Few-Shot Relation Extraction with Hybrid Visual Evidence
Jiaying Gong, Hoda Eldardiry
TL;DR
In the $N$-way-$K$-shot setting, limited labeled data and sparse textual context hinder relation prediction. The authors propose MFS-HVE, a multi-modal framework that jointly learns textual and visual representations and fuses them with image-guided, object-guided, and hybrid feature attention, using a cross-modality encoder and a prototypical classifier with hyperbolic distance $d(\,\cdot\,)$.$P_{multi}(S)$ prototypes are computed as the mean of multi-modal support embeddings $L_{multi}$ and used to classify queries via the hyperbolic distance. The study shows substantial gains over text-only and other fusion baselines on MNRE and FewRelsmall, with ablations confirming the necessity of each attention stream and the hybrid fusion. The results indicate that semantic visual information can compensate for missing textual cues in low-resource relation extraction, offering a practical path toward robust multi-modal few-shot learning in real-world settings.
Abstract
The goal of few-shot relation extraction is to predict relations between name entities in a sentence when only a few labeled instances are available for training. Existing few-shot relation extraction methods focus on uni-modal information such as text only. This reduces performance when there are no clear contexts between the name entities described in text. We propose a multi-modal few-shot relation extraction model (MFS-HVE) that leverages both textual and visual semantic information to learn a multi-modal representation jointly. The MFS-HVE includes semantic feature extractors and multi-modal fusion components.
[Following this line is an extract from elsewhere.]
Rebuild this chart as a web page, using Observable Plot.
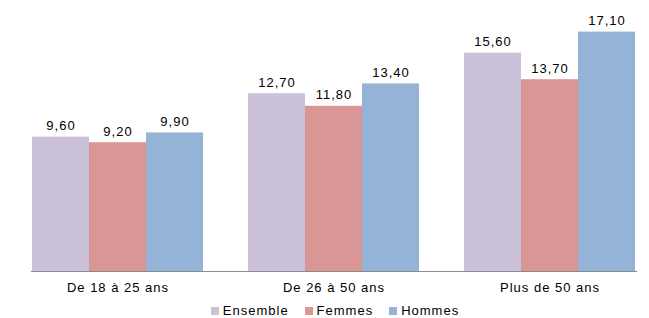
<!DOCTYPE html>
<html>
<head>
<meta charset="utf-8">
<script src="https://cdn.jsdelivr.net/npm/d3@7"></script>
<script src="https://cdn.jsdelivr.net/npm/@observablehq/plot@0.6"></script>
<style>
  html, body { margin: 0; padding: 0; background: #fff; overflow: hidden; width: 649px; height: 318px; }
  #chart { position: relative; width: 658px; }
  #chart svg text { font-family: "Liberation Sans", Arial, sans-serif; }
  #legend { position: absolute; left: 0; top: 304px; width: 670px; display: flex; justify-content: center;
    font-family: "Liberation Sans", Arial, sans-serif; font-size: 13px; letter-spacing: 1px; color: #000; line-height: 14px; }
  #legend .item { display: flex; align-items: center; margin: 0 8px; }
  #legend .sw { width: 8px; height: 8px; margin-right: 4px; }
</style>
</head>
<body>
<div id="chart"></div>
<div id="legend"></div>
<script>
const groups = ["De 18 à 25 ans", "De 26 à 50 ans", "Plus de 50 ans"];
const series = ["Ensemble", "Femmes", "Hommes"];
const colors = ["#CCC1DA", "#D99694", "#95B3D7"];
const ensemble = [9.60, 12.70, 15.60];
const femmes = [9.20, 11.80, 13.70];
const hommes = [9.90, 13.40, 17.10];

const valuesBySeries = [ensemble, femmes, hommes];
const data = [];
groups.forEach((g, gi) => {
  series.forEach((s, si) => {
    data.push({group: g, series: s, value: valuesBySeries[si][gi]});
  });
});
const fmt = v => v.toFixed(2).replace(".", ",");

const chart = Plot.plot({
  width: 658,
  height: 300,
  marginLeft: 9,
  marginRight: 0,
  marginTop: 0,
  marginBottom: 29,
  style: {fontFamily: "'Liberation Sans', Arial, sans-serif", fontSize: "13px", color: "#000", background: "#fff", letterSpacing: "1px"},
  fx: {domain: groups, paddingInner: 0.2, paddingOuter: 0.1, label: null, axis: "bottom", tickSize: 0, tickPadding: 11},
  x: {domain: series, padding: 0, axis: null},
  y: {domain: [0, 271 / 14], axis: null},
  color: {domain: series, range: colors},
  marks: [
    Plot.barY(data, {fx: "group", x: "series", y: "value", fill: "series", inset: 0}),
    Plot.text(data, {fx: "group", x: "series", y: "value", text: d => fmt(d.value), lineAnchor: "bottom", dy: -7, fill: "#000"}),
    Plot.frame({anchor: "bottom", facet: "super", stroke: "#8c8c8c", strokeWidth: 1.2})
  ]
});
document.getElementById("chart").appendChild(chart);

const legend = document.getElementById("legend");
series.forEach((s, i) => {
  const item = document.createElement("div");
  item.className = "item";
  const sw = document.createElement("div");
  sw.className = "sw";
  sw.style.background = colors[i];
  const label = document.createElement("span");
  label.textContent = s;
  item.appendChild(sw);
  item.appendChild(label);
  legend.appendChild(item);
});
</script>
</body>
</html>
The MFS-HVE semantic feature extractors are developed to extract both textual and visual features. The visual features include global image features and local object features within the image. The MFS-HVE multi-modal fusion unit integrates information from various modalities using image-guided attention, object-guided attention, and hybrid feature attention to fully capture the semantic interaction between visual regions of images and relevant texts. Extensive experiments conducted on two public datasets demonstrate that semantic visual information significantly improves the performance of few-shot relation prediction.